**DATASET EXCERPT**
▬▬▬▬▬▬▬▬▬▬

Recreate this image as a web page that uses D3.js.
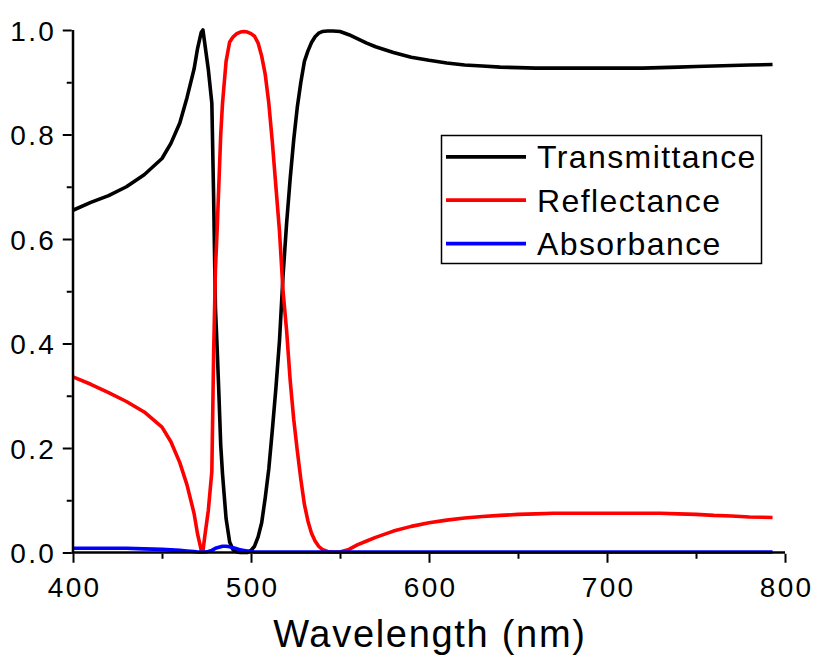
<!DOCTYPE html>
<html>
<head>
<meta charset="utf-8">
<script src="https://cdn.jsdelivr.net/npm/d3@7"></script>
<style>
  html, body { margin: 0; padding: 0; background: #fff; }
  svg { display: block; font-family: "Liberation Sans", Arial, sans-serif; }
</style>
</head>
<body>
<svg id="chart" width="817" height="666"></svg>
<script>
// ---- data ----
const wavelengths = [400,410,420,430,440,450,455,460,464,468,470,472,473,474,476,478,479,480,481,482,483,484,486,488,490,492,494,496,498,500,502,504,506,508,510,512,514,516,518,520,522,524,526,528,530,532,534,536,538,540,543,546,550,555,560,565,570,580,590,600,610,620,630,640,650,660,670,680,690,700,710,720,730,740,750,760,770,780,793];

const transmittance = [0.655,0.670,0.683,0.700,0.723,0.754,0.783,0.822,0.870,0.925,0.965,0.995,1.000,0.975,0.925,0.860,0.680,0.470,0.390,0.300,0.205,0.150,0.065,0.020,0.005,0.001,0.000,0.000,0.000,0.004,0.012,0.030,0.057,0.105,0.160,0.235,0.315,0.405,0.530,0.630,0.715,0.790,0.852,0.900,0.940,0.960,0.976,0.987,0.994,0.997,0.998,0.998,0.997,0.991,0.983,0.975,0.968,0.957,0.948,0.942,0.937,0.933,0.931,0.929,0.928,0.927,0.927,0.927,0.927,0.927,0.927,0.927,0.928,0.929,0.930,0.931,0.932,0.933,0.934];

const reflectance = [0.336,0.322,0.306,0.289,0.269,0.240,0.212,0.172,0.130,0.075,0.035,0.005,0.003,0.030,0.080,0.155,0.380,0.540,0.620,0.710,0.800,0.860,0.940,0.977,0.987,0.993,0.996,0.997,0.996,0.993,0.988,0.975,0.950,0.915,0.860,0.785,0.700,0.615,0.500,0.425,0.330,0.255,0.195,0.140,0.092,0.060,0.037,0.022,0.012,0.006,0.002,0.001,0.001,0.006,0.015,0.022,0.029,0.041,0.050,0.057,0.062,0.066,0.069,0.071,0.073,0.074,0.075,0.075,0.075,0.075,0.075,0.075,0.075,0.074,0.073,0.071,0.070,0.068,0.067];

const absorbance = [0.008,0.008,0.008,0.008,0.007,0.006,0.005,0.004,0.003,0.002,0.001,0.001,0.001,0.001,0.002,0.004,0.006,0.008,0.009,0.010,0.011,0.012,0.012,0.011,0.009,0.007,0.005,0.004,0.003,0.002,0.001,0.001,0.001,0.001,0.001,0.001,0.001,0.001,0.001,0.001,0.001,0.001,0.001,0.001,0.001,0.001,0.001,0.001,0.001,0.001,0.001,0.001,0.001,0.001,0.001,0.001,0.001,0.001,0.001,0.001,0.001,0.001,0.001,0.001,0.001,0.001,0.001,0.001,0.001,0.001,0.001,0.001,0.001,0.001,0.001,0.001,0.001,0.001,0.001];

const seriesNames = ["Transmittance", "Reflectance", "Absorbance"];
const seriesColors = ["#000000", "#ff0000", "#0000ff"];
const xMajorTicks = [400, 500, 600, 700, 800];
const xMinorTicks = [450, 550, 650, 750];
const yMajorTicks = [0.0, 0.2, 0.4, 0.6, 0.8, 1.0];
const yMinorTicks = [0.1, 0.3, 0.5, 0.7, 0.9];
const xTitle = "Wavelength (nm)";

// ---- drawing ----
const svg = d3.select("#chart");
const x = d3.scaleLinear().domain([400, 800]).range([73, 785]);
const y = d3.scaleLinear().domain([0, 1]).range([552.5, 30]);

const seriesValues = [transmittance, reflectance, absorbance];

// data lines
const line = d3.line().x(d => x(d[0])).y(d => y(d[1])).curve(d3.curveLinear);
seriesValues.forEach((vals, i) => {
  const pts = wavelengths.map((w, j) => [w, vals[j]]);
  svg.append("path")
    .attr("d", line(pts))
    .attr("fill", "none")
    .attr("stroke", seriesColors[i])
    .attr("stroke-width", 3.6)
    .attr("stroke-linejoin", "round")
    .attr("stroke-linecap", "butt");
});

// axes
const axisW = 2.5;
const gx = svg.append("g").attr("transform", `translate(0,${y(0)})`);
gx.call(d3.axisBottom(x).tickValues(xMajorTicks).tickSize(9).tickSizeOuter(0).tickFormat(d3.format("d")));
const gxMinor = svg.append("g").attr("transform", `translate(0,${y(0)})`);
gxMinor.call(d3.axisBottom(x).tickValues(xMinorTicks).tickSize(5).tickSizeOuter(0).tickFormat(""));
gxMinor.select(".domain").remove();

const gy = svg.append("g").attr("transform", `translate(${x(400)},0)`);
gy.call(d3.axisLeft(y).tickValues(yMajorTicks).tickSize(9).tickSizeOuter(0).tickFormat(d3.format(".1f")));
const gyMinor = svg.append("g").attr("transform", `translate(${x(400)},0)`);
gyMinor.call(d3.axisLeft(y).tickValues(yMinorTicks).tickSize(5).tickSizeOuter(0).tickFormat(""));
gyMinor.select(".domain").remove();

[gx, gy, gxMinor, gyMinor].forEach(g => {
  g.select(".domain").attr("stroke", "#000").attr("stroke-width", axisW);
  g.selectAll(".tick line").attr("stroke", "#000").attr("stroke-width", 2);
});
gx.select(".domain").attr("d", `M${x(400) - axisW/2},0H${x(800)}`);
gy.select(".domain").attr("d", `M0,${y(0) + axisW/2}V${y(1)}`);
gx.selectAll(".tick line").attr("y1", axisW/2).attr("y2", axisW/2 + 9);
gy.selectAll(".tick line").attr("x1", -axisW/2).attr("x2", -axisW/2 - 9);
gxMinor.selectAll(".tick line").attr("y1", axisW/2).attr("y2", axisW/2 + 5);
gyMinor.selectAll(".tick line").attr("x1", -axisW/2).attr("x2", -axisW/2 - 5);

const tickFont = 28, tickLS = 2.3;
gx.selectAll(".tick text")
  .attr("y", 44).attr("dy", 0).attr("dx", tickLS / 2)
  .attr("font-size", tickFont).attr("letter-spacing", tickLS)
  .attr("fill", "#000").attr("font-family", "Liberation Sans, Arial, sans-serif");
gy.selectAll(".tick text")
  .attr("x", -19.2 + tickLS).attr("dy", "0.36em")
  .attr("font-size", tickFont).attr("letter-spacing", tickLS)
  .attr("fill", "#000").attr("font-family", "Liberation Sans, Arial, sans-serif");

// axis title
svg.append("text")
  .attr("x", (x(400) + x(800)) / 2 + 0.9)
  .attr("y", 647)
  .attr("text-anchor", "middle")
  .attr("font-size", 38)
  .attr("letter-spacing", 1.7)
  .attr("fill", "#000")
  .text(xTitle);

// legend
const legend = svg.append("g");
legend.append("rect")
  .attr("x", 441.5).attr("y", 135.5).attr("width", 320).attr("height", 128)
  .attr("fill", "#fff").attr("stroke", "#000").attr("stroke-width", 1.5);
seriesNames.forEach((name, i) => {
  const base = 168.3 + i * 43.4;
  legend.append("line")
    .attr("x1", 446).attr("x2", 526)
    .attr("y1", base - 11.5).attr("y2", base - 11.5)
    .attr("stroke", seriesColors[i]).attr("stroke-width", 3.8);
  legend.append("text")
    .attr("x", 537).attr("y", base)
    .attr("font-size", 32).attr("letter-spacing", 1.4)
    .attr("fill", "#000")
    .text(name);
});
</script>
</body>
</html>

▬▬▬▬▬▬▬▬▬▬

**PROBLEM TO WORK ON**
Quote the material in full and exactly; do not carry over its pictures.

**TASK RESULT**
Recreate this image as a web page that uses D3.js.
<!DOCTYPE html>
<html>
<head>
<meta charset="utf-8">
<script src="https://cdn.jsdelivr.net/npm/d3@7"></script>
<style>
  html, body { margin: 0; padding: 0; background: #fff; }
  svg { display: block; font-family: "Liberation Sans", Arial, sans-serif; }
</style>
</head>
<body>
<svg id="chart" width="817" height="666"></svg>
<script>
// ---- data ----
const wavelengths = [400,410,420,430,440,450,455,460,464,468,470,472,473,474,476,478,479,480,481,482,483,484,486,488,490,492,494,496,498,500,502,504,506,508,510,512,514,516,518,520,522,524,526,528,530,532,534,536,538,540,543,546,550,555,560,565,570,580,590,600,610,620,630,640,650,660,670,680,690,700,710,720,730,740,750,760,770,780,793];

const transmittance = [0.655,0.670,0.683,0.700,0.723,0.754,0.783,0.822,0.870,0.925,0.965,0.995,1.000,0.975,0.925,0.860,0.680,0.470,0.390,0.300,0.205,0.150,0.065,0.020,0.005,0.001,0.000,0.000,0.000,0.004,0.012,0.030,0.057,0.105,0.160,0.235,0.315,0.405,0.530,0.630,0.715,0.790,0.852,0.900,0.940,0.960,0.976,0.987,0.994,0.997,0.998,0.998,0.997,0.991,0.983,0.975,0.968,0.957,0.948,0.942,0.937,0.933,0.931,0.929,0.928,0.927,0.927,0.927,0.927,0.927,0.927,0.927,0.928,0.929,0.930,0.931,0.932,0.933,0.934];

const reflectance = [0.336,0.322,0.306,0.289,0.269,0.240,0.212,0.172,0.130,0.075,0.035,0.005,0.003,0.030,0.080,0.155,0.380,0.540,0.620,0.710,0.800,0.860,0.940,0.977,0.987,0.993,0.996,0.997,0.996,0.993,0.988,0.975,0.950,0.915,0.860,0.785,0.700,0.615,0.500,0.425,0.330,0.255,0.195,0.140,0.092,0.060,0.037,0.022,0.012,0.006,0.002,0.001,0.001,0.006,0.015,0.022,0.029,0.041,0.050,0.057,0.062,0.066,0.069,0.071,0.073,0.074,0.075,0.075,0.075,0.075,0.075,0.075,0.075,0.074,0.073,0.071,0.070,0.068,0.067];

const absorbance = [0.008,0.008,0.008,0.008,0.007,0.006,0.005,0.004,0.003,0.002,0.001,0.001,0.001,0.001,0.002,0.004,0.006,0.008,0.009,0.010,0.011,0.012,0.012,0.011,0.009,0.007,0.005,0.004,0.003,0.002,0.001,0.001,0.001,0.001,0.001,0.001,0.001,0.001,0.001,0.001,0.001,0.001,0.001,0.001,0.001,0.001,0.001,0.001,0.001,0.001,0.001,0.001,0.001,0.001,0.001,0.001,0.001,0.001,0.001,0.001,0.001,0.001,0.001,0.001,0.001,0.001,0.001,0.001,0.001,0.001,0.001,0.001,0.001,0.001,0.001,0.001,0.001,0.001,0.001];

const seriesNames = ["Transmittance", "Reflectance", "Absorbance"];
const seriesColors = ["#000000", "#ff0000", "#0000ff"];
const xMajorTicks = [400, 500, 600, 700, 800];
const xMinorTicks = [450, 550, 650, 750];
const yMajorTicks = [0.0, 0.2, 0.4, 0.6, 0.8, 1.0];
const yMinorTicks = [0.1, 0.3, 0.5, 0.7, 0.9];
const xTitle = "Wavelength (nm)";

// ---- drawing ----
const svg = d3.select("#chart");
const x = d3.scaleLinear().domain([400, 800]).range([73, 785]);
const y = d3.scaleLinear().domain([0, 1]).range([552.5, 30]);

const seriesValues = [transmittance, reflectance, absorbance];

// data lines
const line = d3.line().x(d => x(d[0])).y(d => y(d[1])).curve(d3.curveLinear);
seriesValues.forEach((vals, i) => {
  const pts = wavelengths.map((w, j) => [w, vals[j]]);
  svg.append("path")
    .attr("d", line(pts))
    .attr("fill", "none")
    .attr("stroke", seriesColors[i])
    .attr("stroke-width", 3.6)
    .attr("stroke-linejoin", "round")
    .attr("stroke-linecap", "butt");
});

// axes
const axisW = 2.5;
const gx = svg.append("g").attr("transform", `translate(0,${y(0)})`);
gx.call(d3.axisBottom(x).tickValues(xMajorTicks).tickSize(9).tickSizeOuter(0).tickFormat(d3.format("d")));
const gxMinor = svg.append("g").attr("transform", `translate(0,${y(0)})`);
gxMinor.call(d3.axisBottom(x).tickValues(xMinorTicks).tickSize(5).tickSizeOuter(0).tickFormat(""));
gxMinor.select(".domain").remove();

const gy = svg.append("g").attr("transform", `translate(${x(400)},0)`);
gy.call(d3.axisLeft(y).tickValues(yMajorTicks).tickSize(9).tickSizeOuter(0).tickFormat(d3.format(".1f")));
const gyMinor = svg.append("g").attr("transform", `translate(${x(400)},0)`);
gyMinor.call(d3.axisLeft(y).tickValues(yMinorTicks).tickSize(5).tickSizeOuter(0).tickFormat(""));
gyMinor.select(".domain").remove();

[gx, gy, gxMinor, gyMinor].forEach(g => {
  g.select(".domain").attr("stroke", "#000").attr("stroke-width", axisW);
  g.selectAll(".tick line").attr("stroke", "#000").attr("stroke-width", 2);
});
gx.select(".domain").attr("d", `M${x(400) - axisW/2},0H${x(800)}`);
gy.select(".domain").attr("d", `M0,${y(0) + axisW/2}V${y(1)}`);
gx.selectAll(".tick line").attr("y1", axisW/2).attr("y2", axisW/2 + 9);
gy.selectAll(".tick line").attr("x1", -axisW/2).attr("x2", -axisW/2 - 9);
gxMinor.selectAll(".tick line").attr("y1", axisW/2).attr("y2", axisW/2 + 5);
gyMinor.selectAll(".tick line").attr("x1", -axisW/2).attr("x2", -axisW/2 - 5);

const tickFont = 28, tickLS = 2.3;
gx.selectAll(".tick text")
  .attr("y", 44).attr("dy", 0).attr("dx", tickLS / 2)
  .attr("font-size", tickFont).attr("letter-spacing", tickLS)
  .attr("fill", "#000").attr("font-family", "Liberation Sans, Arial, sans-serif");
gy.selectAll(".tick text")
  .attr("x", -19.2 + tickLS).attr("dy", "0.36em")
  .attr("font-size", tickFont).attr("letter-spacing", tickLS)
  .attr("fill", "#000").attr("font-family", "Liberation Sans, Arial, sans-serif");

// axis title
svg.append("text")
  .attr("x", (x(400) + x(800)) / 2 + 0.9)
  .attr("y", 647)
  .attr("text-anchor", "middle")
  .attr("font-size", 38)
  .attr("letter-spacing", 1.7)
  .attr("fill", "#000")
  .text(xTitle);

// legend
const legend = svg.append("g");
legend.append("rect")
  .attr("x", 441.5).attr("y", 135.5).attr("width", 320).attr("height", 128)
  .attr("fill", "#fff").attr("stroke", "#000").attr("stroke-width", 1.5);
seriesNames.forEach((name, i) => {
  const base = 168.3 + i * 43.4;
  legend.append("line")
    .attr("x1", 446).attr("x2", 526)
    .attr("y1", base - 11.5).attr("y2", base - 11.5)
    .attr("stroke", seriesColors[i]).attr("stroke-width", 3.8);
  legend.append("text")
    .attr("x", 537).attr("y", base)
    .attr("font-size", 32).attr("letter-spacing", 1.4)
    .attr("fill", "#000")
    .text(name);
});
</script>
</body>
</html>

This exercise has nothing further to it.